Under the management of Rodolphe Salis, Le Chat noir produced 45 théatre d'ombres ('shadow play') shows between 1885 and 1896, as the art became more popular in Europe. Behind a screen on the second floor of the establishment, the artist Henri Rivière worked with up to 20 assistants in a large, oxy-hydrogen backlit performance area and used a double optical lantern to project backgrounds. Originally cardboard cutouts were used, but zinc figures took their place after 1887. Various artists took part in the creation, including Steinlen, Adolphe Willette, and Albert Robida. Caran d'Ache designed around 50 cutouts for the very popular 1888 show L'Epopée.

== Cultural associations ==
- French-Colombian street artist Chanoir chose his nickname in reference to the poster.

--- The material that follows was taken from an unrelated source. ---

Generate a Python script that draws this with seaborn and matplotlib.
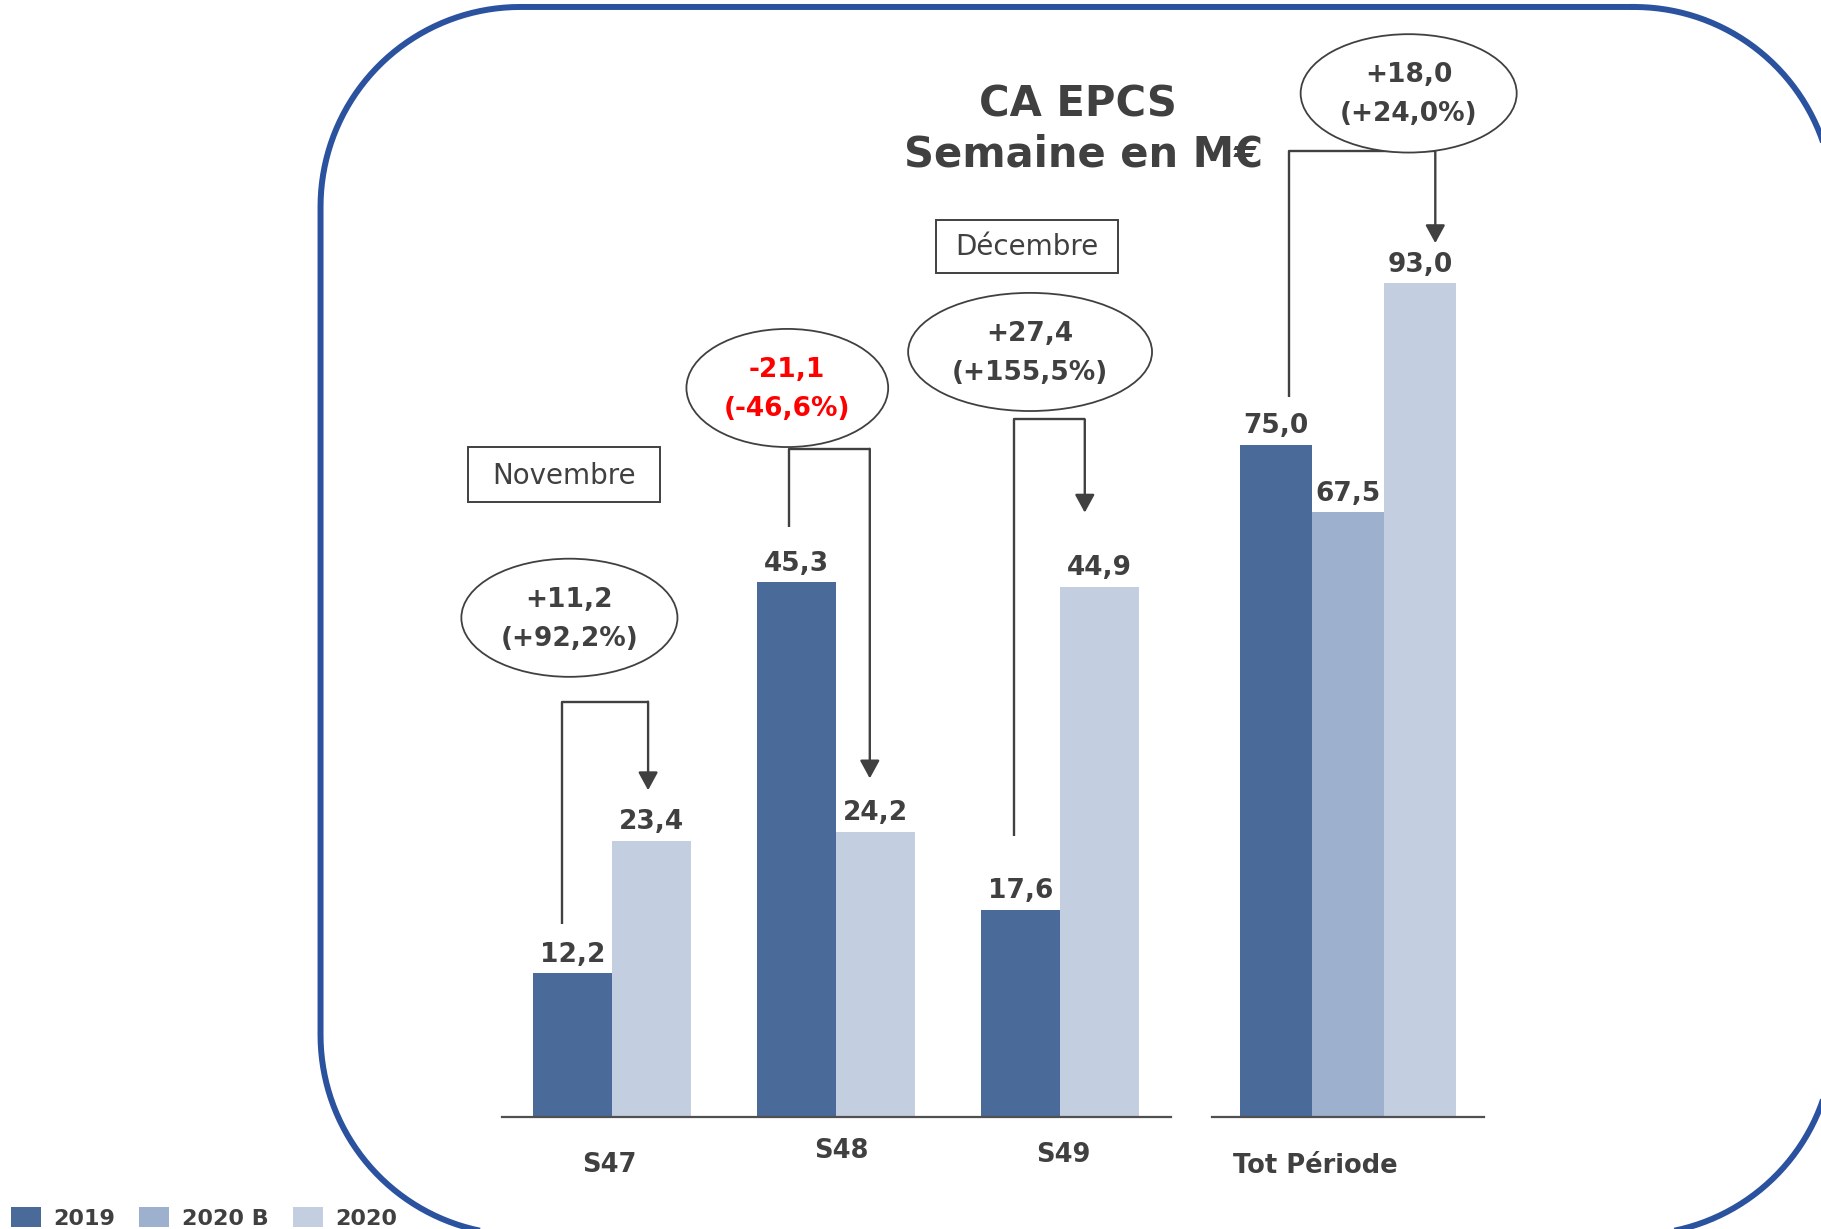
# CA EPCS - ventes semaine en M€ (S47 à S49 + total période)

import numpy as np
import pandas as pd
import matplotlib
matplotlib.use("Agg")
import matplotlib.pyplot as plt
import seaborn as sns
from matplotlib.patches import Ellipse, Rectangle, Patch

# Data
weeks = ["S47", "S48", "S49"]
sales_2019 = [12.2, 45.3, 17.6]
sales_2020 = [23.4, 24.2, 44.9]

total_label = "Tot Période"
total_series = ["2019", "2020 B", "2020"]
total_values = [75.0, 67.5, 93.0]

week_delta = ["+11,2", "-21,1", "+27,4"]
week_pct = ["(+92,2%)", "(-46,6%)", "(+155,5%)"]
total_delta = "+18,0"
total_pct = "(+24,0%)"

series_colors = {"2019": "#4A6A99", "2020 B": "#9DB0CE", "2020": "#C3CEE1"}
dark = "#404040"

weekly = pd.DataFrame({
    "Semaine": weeks * 2,
    "Série": ["2019"] * 3 + ["2020"] * 3,
    "CA": sales_2019 + sales_2020,
})
total = pd.DataFrame({
    "Semaine": [total_label] * 3,
    "Série": total_series,
    "CA": total_values,
})


def fmt(v):
    return f"{v:.1f}".replace(".", ",")


def rounded_rect(x0, y0, x1, y1, r, n=40):
    # outline of a rounded rectangle (y grows downward)
    pts = []
    corners = [(x1 - r, y0 + r, -90, 0), (x1 - r, y1 - r, 0, 90),
               (x0 + r, y1 - r, 90, 180), (x0 + r, y0 + r, 180, 270)]
    for cx, cy, a0, a1 in corners:
        t = np.radians(np.linspace(a0, a1, n))
        pts += list(zip(cx + r * np.cos(t), cy + r * np.sin(t)))
    pts.append(pts[0])
    return np.array(pts)


fig = plt.figure(figsize=(18.21, 12.29), dpi=100)

# background layer in reference pixel space: frame, title, month boxes
bg = fig.add_axes([0, 0, 1, 1], zorder=0)
bg.set_xlim(0, 1568)
bg.set_ylim(1058, 0)
bg.axis("off")

outline = rounded_rect(276, 6, 1579, 1063, 172)
bg.plot(outline[:, 0], outline[:, 1], color="#2A529E", lw=4.3)
bg.set_xlim(0, 1568)
bg.set_ylim(1058, 0)

bg.text(928, 90, "CA EPCS", ha="center", va="center",
        fontsize=30, fontweight="bold", color=dark)
bg.text(933, 133, "Semaine en M€", ha="center", va="center",
        fontsize=30, fontweight="bold", color=dark)

for (x, y, w, h), txt in [((403, 385, 165, 47), "Novembre"),
                          ((806, 189, 157, 46), "Décembre")]:
    bg.add_patch(Rectangle((x, y), w, h, fill=False, edgecolor=dark, linewidth=1.4))
    bg.text(x + w / 2, y + h / 2 + 1, txt, ha="center", va="center",
            fontsize=20, color=dark)

# bar axes
bottom = 1 - 962 / 1058
height = 962 / 1058
ax1 = fig.add_axes([432 / 1568, bottom, 576 / 1568, height], zorder=1)
ax2 = fig.add_axes([1044 / 1568, bottom, 234 / 1568, height], zorder=1)

sns.barplot(data=weekly, x="Semaine", y="CA", hue="Série",
            hue_order=["2019", "2020"],
            palette=[series_colors["2019"], series_colors["2020"]],
            saturation=1, width=0.705, gap=0, linewidth=0, errorbar=None, ax=ax1)
sns.barplot(data=total, x="Semaine", y="CA", hue="Série",
            hue_order=total_series,
            palette=[series_colors[s] for s in total_series],
            saturation=1, width=0.795, gap=0, linewidth=0, errorbar=None, ax=ax2)

ax1.set_xlim(-0.492, 2.492)
ax1.set_ylim(0, 962 / 10.17)
ax2.set_xlim(-0.5, 0.5)
ax2.set_ylim(0, 962 / 7.72)

for ax in (ax1, ax2):
    ax.patch.set_alpha(0)
    if ax.get_legend() is not None:
        ax.get_legend().remove()
    for side in ("top", "right", "left"):
        ax.spines[side].set_visible(False)
    ax.spines["bottom"].set_color("#505050")
    ax.spines["bottom"].set_linewidth(1.6)
    ax.set_xticks([])
    ax.set_yticks([])
    ax.set_xlabel("")
    ax.set_ylabel("")
    for cont in ax.containers:
        ax.bar_label(cont, labels=[fmt(v) for v in cont.datavalues], padding=4,
                     fontsize=19, fontweight="bold", color=dark)

# category labels under the axis line
cat_offsets = [(-2, -34), (4, -24), (2, -27)]
for i, (w, (dx, dy)) in enumerate(zip(weeks, cat_offsets)):
    ax1.annotate(w, xy=(i, 0), xytext=(dx, dy), textcoords="offset points",
                 ha="center", va="center", fontsize=18.5, fontweight="bold",
                 color=dark, annotation_clip=False)
ax2.annotate(total_label, xy=(0, 0), xytext=(-24, -35), textcoords="offset points",
             ha="center", va="center", fontsize=18.5, fontweight="bold",
             color=dark, annotation_clip=False)

# bracket arrows + bubbles
arrow_kw = dict(arrowstyle="-|>,head_length=0.55,head_width=0.3",
                mutation_scale=20, color=dark, lw=1.7, shrinkA=0, shrinkB=0)


def bracket(ax, x_left, y_left, x_right, y_tip, y_top):
    ax.plot([x_left, x_left, x_right], [y_left, y_top, y_top],
            color=dark, lw=1.7, clip_on=False, solid_capstyle="butt")
    ax.annotate("", xy=(x_right, y_tip), xytext=(x_right, y_top),
                arrowprops=arrow_kw, annotation_clip=False)


def bubble(ax, cx, cy, w, h, line1, line2, color):
    ax.add_patch(Ellipse((cx, cy), w, h, facecolor="white", edgecolor=dark,
                         linewidth=1.3, clip_on=False, zorder=3))
    for txt, dy in [(line1, 13), (line2, -15)]:
        ax.annotate(txt, xy=(cx, cy), xytext=(0, dy), textcoords="offset points",
                    ha="center", va="center", fontsize=19, fontweight="bold",
                    color=color, zorder=4, annotation_clip=False)


bracket_x = [(-0.223, 0.161), (0.788, 1.150), (1.793, 2.109)]
bracket_y = [(16.4, 27.7, 35.2), (50.0, 28.7, 56.6), (23.8, 51.2, 59.1)]
bubble_pos = [(-0.19, 42.3, 0.964), (0.782, 61.75, 0.90), (1.865, 64.8, 1.088)]

for i in range(len(weeks)):
    (xl, xr), (yl, yt, ytop) = bracket_x[i], bracket_y[i]
    bracket(ax1, xl, yl, xr, yt, ytop)
    cx, cy, w = bubble_pos[i]
    col = "#FF0000" if week_delta[i].startswith("-") else dark
    bubble(ax1, cx, cy, w, 10.0, week_delta[i], week_pct[i], col)

bracket(ax2, -0.218, 80.3, 0.32, 97.5, 107.8)
bubble(ax2, 0.222, 114.2, 0.795, 13.2, total_delta, total_pct, dark)

# legend bottom left
handles = [Patch(facecolor=series_colors[s], edgecolor="none") for s in total_series]
fig.legend(handles, total_series, loc="lower left", bbox_to_anchor=(0.006, 0.0),
           ncol=3, frameon=False, prop=dict(weight="bold", size=16),
           labelcolor=dark, handlelength=1.35, handleheight=1.0,
           handletextpad=0.55, columnspacing=1.1, borderpad=0, borderaxespad=0)

fig.savefig("out.png", dpi=100)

- The Le Chat Noir poster can be seen prominently in the crime scene photographs from the 2001 death of Kathleen Peterson.
- The poster for Le Chat Noir can also be seen prominently in the 1961 film Breakfast at Tiffany's hanging on the wall over the staircase.
- Le Chat Noir is the name of the nightclub where Frank Sinatra and Natalie Wood rekindle their relationship in the 1958 film Kings Go Forth. The film also features the famous cat poster with blinking eyes on the entrance wall.
- Le Chat Noir was referenced in the Japanese media franchise Sakura Wars.
- A Le Chat Noir poster can be seen as a background piece in one scene in the 2016 animated film The Secret Life of Pets.
- A Le Chat Noir poster can be seen hanging on the wall of the bedroom of Claire Carlin, played by Maude Apatow, in the 2020 film The King of Staten Island.
- The superhero Chat Noir in the French animated television series Miraculous: Tales of Ladybug & Cat Noir is named after the poster.